Golden egg
Remittances account for nearly 12 per cent of the country’s GDP. This is indeed a large contribution to the economy from migrant Nepali workers. Remittances, therefore, add hugely to country’s foreign exchange reserves, and the remittances from India alone are estimated to account for one-fourth of the total. Indeed, the money sent home by Nepalis working abroad have come to assume a crucial role in keeping the Nepali economy afloat, which has been devastated by the 10-year-old Maoist insurgency and the national political stalemate. The World Bank’s annual Global Economic Prospects (GEP) report 2006 has blamed the slump in the economic growth of the country on increased political instability. These and a host of other factors have started taking their toll on the level of remittances, which is reported to be going down. In times of the present cash crunch, this money has helped finance Nepal’s imports as well.
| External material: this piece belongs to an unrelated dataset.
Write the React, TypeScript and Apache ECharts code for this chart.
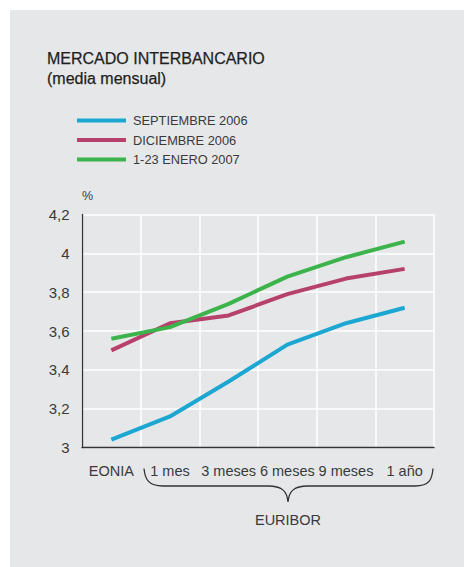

Though the actual size of total yearly remittances is difficult to calculate because much of the money comes into the country through non-banking channels, it is estimated to rival, or even exceed, Nepal’s export earnings. At present, fees range from 10 to 15 per cent for transfers of small sums of money, a percentage that is exorbitant and discouraging to poor Nepali workers abroad. This aspect should receive immediate attention. Moreover, the remittances are already taxed income, which means they should not be subject to income tax again at home. The political uncertainty and poor security situation in the country may well have acted as a disincentive for remitting money home, at a time when capital flight is reported to be taking place. Apart from the need to improve things on these fronts, the government would also do well to take all necessary measures, including direct talks with labour-importing countries, to ensure that Nepali workers are welcomed and given a fair compensation for their hard work.